Description of the task:
Write out the entire listing below exactly as it appears, minus any pictures.

Data excerpt:
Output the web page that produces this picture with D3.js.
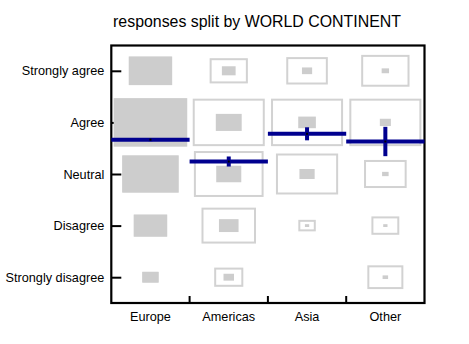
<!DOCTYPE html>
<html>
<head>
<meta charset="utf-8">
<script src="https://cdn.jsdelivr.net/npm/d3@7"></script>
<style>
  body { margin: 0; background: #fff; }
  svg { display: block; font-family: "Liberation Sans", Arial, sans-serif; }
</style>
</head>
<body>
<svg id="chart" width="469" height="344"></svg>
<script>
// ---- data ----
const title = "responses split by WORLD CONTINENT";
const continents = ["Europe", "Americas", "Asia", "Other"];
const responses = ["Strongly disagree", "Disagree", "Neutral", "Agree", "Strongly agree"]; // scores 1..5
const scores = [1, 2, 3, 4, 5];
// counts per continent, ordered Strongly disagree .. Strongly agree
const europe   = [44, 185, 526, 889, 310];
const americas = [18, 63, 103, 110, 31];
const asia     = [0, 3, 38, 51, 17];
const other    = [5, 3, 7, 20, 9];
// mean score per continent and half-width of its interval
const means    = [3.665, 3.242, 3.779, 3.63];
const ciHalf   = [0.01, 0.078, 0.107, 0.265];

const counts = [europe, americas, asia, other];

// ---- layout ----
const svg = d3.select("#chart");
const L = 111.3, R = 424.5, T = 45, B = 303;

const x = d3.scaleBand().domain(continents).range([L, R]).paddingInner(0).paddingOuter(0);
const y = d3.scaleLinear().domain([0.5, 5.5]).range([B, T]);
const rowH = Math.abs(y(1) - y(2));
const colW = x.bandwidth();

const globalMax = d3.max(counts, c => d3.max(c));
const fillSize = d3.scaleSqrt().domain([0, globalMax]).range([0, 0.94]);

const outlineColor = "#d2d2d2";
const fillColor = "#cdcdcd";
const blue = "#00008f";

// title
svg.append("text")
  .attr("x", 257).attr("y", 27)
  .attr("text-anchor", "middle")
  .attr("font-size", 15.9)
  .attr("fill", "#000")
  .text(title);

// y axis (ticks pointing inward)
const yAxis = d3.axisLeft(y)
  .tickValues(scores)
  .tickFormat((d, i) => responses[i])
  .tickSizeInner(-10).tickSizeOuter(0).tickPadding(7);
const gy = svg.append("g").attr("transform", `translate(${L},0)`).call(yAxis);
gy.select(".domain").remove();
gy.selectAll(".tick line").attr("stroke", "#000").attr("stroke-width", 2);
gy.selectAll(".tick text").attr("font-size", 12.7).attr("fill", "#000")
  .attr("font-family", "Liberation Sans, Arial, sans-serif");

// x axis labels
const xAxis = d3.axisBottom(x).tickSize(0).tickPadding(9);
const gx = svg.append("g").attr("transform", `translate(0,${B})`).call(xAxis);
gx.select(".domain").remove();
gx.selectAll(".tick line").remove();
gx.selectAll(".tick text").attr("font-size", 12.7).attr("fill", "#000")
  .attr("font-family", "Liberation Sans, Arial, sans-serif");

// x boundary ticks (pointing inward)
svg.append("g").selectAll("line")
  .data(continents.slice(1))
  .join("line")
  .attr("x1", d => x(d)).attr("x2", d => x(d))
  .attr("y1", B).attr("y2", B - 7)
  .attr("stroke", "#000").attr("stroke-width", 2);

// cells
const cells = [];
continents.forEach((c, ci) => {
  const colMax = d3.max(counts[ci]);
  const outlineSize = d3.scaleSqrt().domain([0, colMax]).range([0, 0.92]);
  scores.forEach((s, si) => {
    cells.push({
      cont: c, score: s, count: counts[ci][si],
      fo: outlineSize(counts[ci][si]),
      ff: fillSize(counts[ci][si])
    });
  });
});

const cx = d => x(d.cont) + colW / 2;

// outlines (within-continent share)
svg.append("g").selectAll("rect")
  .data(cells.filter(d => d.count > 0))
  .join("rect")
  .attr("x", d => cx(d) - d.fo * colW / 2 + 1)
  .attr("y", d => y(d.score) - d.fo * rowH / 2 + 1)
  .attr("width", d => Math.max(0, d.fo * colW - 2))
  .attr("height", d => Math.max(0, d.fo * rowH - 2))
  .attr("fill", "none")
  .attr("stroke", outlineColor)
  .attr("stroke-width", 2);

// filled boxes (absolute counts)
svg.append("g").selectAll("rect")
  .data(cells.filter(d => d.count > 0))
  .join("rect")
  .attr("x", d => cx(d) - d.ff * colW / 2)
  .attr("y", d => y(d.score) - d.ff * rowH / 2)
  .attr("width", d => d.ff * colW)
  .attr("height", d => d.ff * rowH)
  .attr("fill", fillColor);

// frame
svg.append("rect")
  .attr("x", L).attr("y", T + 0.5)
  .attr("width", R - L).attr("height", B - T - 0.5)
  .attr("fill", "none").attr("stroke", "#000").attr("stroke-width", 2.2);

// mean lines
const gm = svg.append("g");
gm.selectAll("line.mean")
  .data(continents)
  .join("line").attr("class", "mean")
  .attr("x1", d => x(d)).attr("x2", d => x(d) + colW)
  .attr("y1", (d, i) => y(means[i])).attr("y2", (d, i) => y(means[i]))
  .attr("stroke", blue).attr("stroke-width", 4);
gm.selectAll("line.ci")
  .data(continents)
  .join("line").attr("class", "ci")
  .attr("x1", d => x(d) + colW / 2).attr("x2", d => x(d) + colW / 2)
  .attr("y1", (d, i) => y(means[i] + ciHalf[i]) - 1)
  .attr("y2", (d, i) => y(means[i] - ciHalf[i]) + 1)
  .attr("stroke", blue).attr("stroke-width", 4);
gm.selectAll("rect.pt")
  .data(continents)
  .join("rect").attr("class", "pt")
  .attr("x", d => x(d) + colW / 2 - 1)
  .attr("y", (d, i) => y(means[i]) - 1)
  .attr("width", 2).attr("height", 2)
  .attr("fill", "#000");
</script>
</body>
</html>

Exercise output:
Output the web page that produces this picture with D3.js.
<!DOCTYPE html>
<html>
<head>
<meta charset="utf-8">
<script src="https://cdn.jsdelivr.net/npm/d3@7"></script>
<style>
  body { margin: 0; background: #fff; }
  svg { display: block; font-family: "Liberation Sans", Arial, sans-serif; }
</style>
</head>
<body>
<svg id="chart" width="469" height="344"></svg>
<script>
// ---- data ----
const title = "responses split by WORLD CONTINENT";
const continents = ["Europe", "Americas", "Asia", "Other"];
const responses = ["Strongly disagree", "Disagree", "Neutral", "Agree", "Strongly agree"]; // scores 1..5
const scores = [1, 2, 3, 4, 5];
// counts per continent, ordered Strongly disagree .. Strongly agree
const europe   = [44, 185, 526, 889, 310];
const americas = [18, 63, 103, 110, 31];
const asia     = [0, 3, 38, 51, 17];
const other    = [5, 3, 7, 20, 9];
// mean score per continent and half-width of its interval
const means    = [3.665, 3.242, 3.779, 3.63];
const ciHalf   = [0.01, 0.078, 0.107, 0.265];

const counts = [europe, americas, asia, other];

// ---- layout ----
const svg = d3.select("#chart");
const L = 111.3, R = 424.5, T = 45, B = 303;

const x = d3.scaleBand().domain(continents).range([L, R]).paddingInner(0).paddingOuter(0);
const y = d3.scaleLinear().domain([0.5, 5.5]).range([B, T]);
const rowH = Math.abs(y(1) - y(2));
const colW = x.bandwidth();

const globalMax = d3.max(counts, c => d3.max(c));
const fillSize = d3.scaleSqrt().domain([0, globalMax]).range([0, 0.94]);

const outlineColor = "#d2d2d2";
const fillColor = "#cdcdcd";
const blue = "#00008f";

// title
svg.append("text")
  .attr("x", 257).attr("y", 27)
  .attr("text-anchor", "middle")
  .attr("font-size", 15.9)
  .attr("fill", "#000")
  .text(title);

// y axis (ticks pointing inward)
const yAxis = d3.axisLeft(y)
  .tickValues(scores)
  .tickFormat((d, i) => responses[i])
  .tickSizeInner(-10).tickSizeOuter(0).tickPadding(7);
const gy = svg.append("g").attr("transform", `translate(${L},0)`).call(yAxis);
gy.select(".domain").remove();
gy.selectAll(".tick line").attr("stroke", "#000").attr("stroke-width", 2);
gy.selectAll(".tick text").attr("font-size", 12.7).attr("fill", "#000")
  .attr("font-family", "Liberation Sans, Arial, sans-serif");

// x axis labels
const xAxis = d3.axisBottom(x).tickSize(0).tickPadding(9);
const gx = svg.append("g").attr("transform", `translate(0,${B})`).call(xAxis);
gx.select(".domain").remove();
gx.selectAll(".tick line").remove();
gx.selectAll(".tick text").attr("font-size", 12.7).attr("fill", "#000")
  .attr("font-family", "Liberation Sans, Arial, sans-serif");

// x boundary ticks (pointing inward)
svg.append("g").selectAll("line")
  .data(continents.slice(1))
  .join("line")
  .attr("x1", d => x(d)).attr("x2", d => x(d))
  .attr("y1", B).attr("y2", B - 7)
  .attr("stroke", "#000").attr("stroke-width", 2);

// cells
const cells = [];
continents.forEach((c, ci) => {
  const colMax = d3.max(counts[ci]);
  const outlineSize = d3.scaleSqrt().domain([0, colMax]).range([0, 0.92]);
  scores.forEach((s, si) => {
    cells.push({
      cont: c, score: s, count: counts[ci][si],
      fo: outlineSize(counts[ci][si]),
      ff: fillSize(counts[ci][si])
    });
  });
});

const cx = d => x(d.cont) + colW / 2;

// outlines (within-continent share)
svg.append("g").selectAll("rect")
  .data(cells.filter(d => d.count > 0))
  .join("rect")
  .attr("x", d => cx(d) - d.fo * colW / 2 + 1)
  .attr("y", d => y(d.score) - d.fo * rowH / 2 + 1)
  .attr("width", d => Math.max(0, d.fo * colW - 2))
  .attr("height", d => Math.max(0, d.fo * rowH - 2))
  .attr("fill", "none")
  .attr("stroke", outlineColor)
  .attr("stroke-width", 2);

// filled boxes (absolute counts)
svg.append("g").selectAll("rect")
  .data(cells.filter(d => d.count > 0))
  .join("rect")
  .attr("x", d => cx(d) - d.ff * colW / 2)
  .attr("y", d => y(d.score) - d.ff * rowH / 2)
  .attr("width", d => d.ff * colW)
  .attr("height", d => d.ff * rowH)
  .attr("fill", fillColor);

// frame
svg.append("rect")
  .attr("x", L).attr("y", T + 0.5)
  .attr("width", R - L).attr("height", B - T - 0.5)
  .attr("fill", "none").attr("stroke", "#000").attr("stroke-width", 2.2);

// mean lines
const gm = svg.append("g");
gm.selectAll("line.mean")
  .data(continents)
  .join("line").attr("class", "mean")
  .attr("x1", d => x(d)).attr("x2", d => x(d) + colW)
  .attr("y1", (d, i) => y(means[i])).attr("y2", (d, i) => y(means[i]))
  .attr("stroke", blue).attr("stroke-width", 4);
gm.selectAll("line.ci")
  .data(continents)
  .join("line").attr("class", "ci")
  .attr("x1", d => x(d) + colW / 2).attr("x2", d => x(d) + colW / 2)
  .attr("y1", (d, i) => y(means[i] + ciHalf[i]) - 1)
  .attr("y2", (d, i) => y(means[i] - ciHalf[i]) + 1)
  .attr("stroke", blue).attr("stroke-width", 4);
gm.selectAll("rect.pt")
  .data(continents)
  .join("rect").attr("class", "pt")
  .attr("x", d => x(d) + colW / 2 - 1)
  .attr("y", (d, i) => y(means[i]) - 1)
  .attr("width", 2).attr("height", 2)
  .attr("fill", "#000");
</script>
</body>
</html>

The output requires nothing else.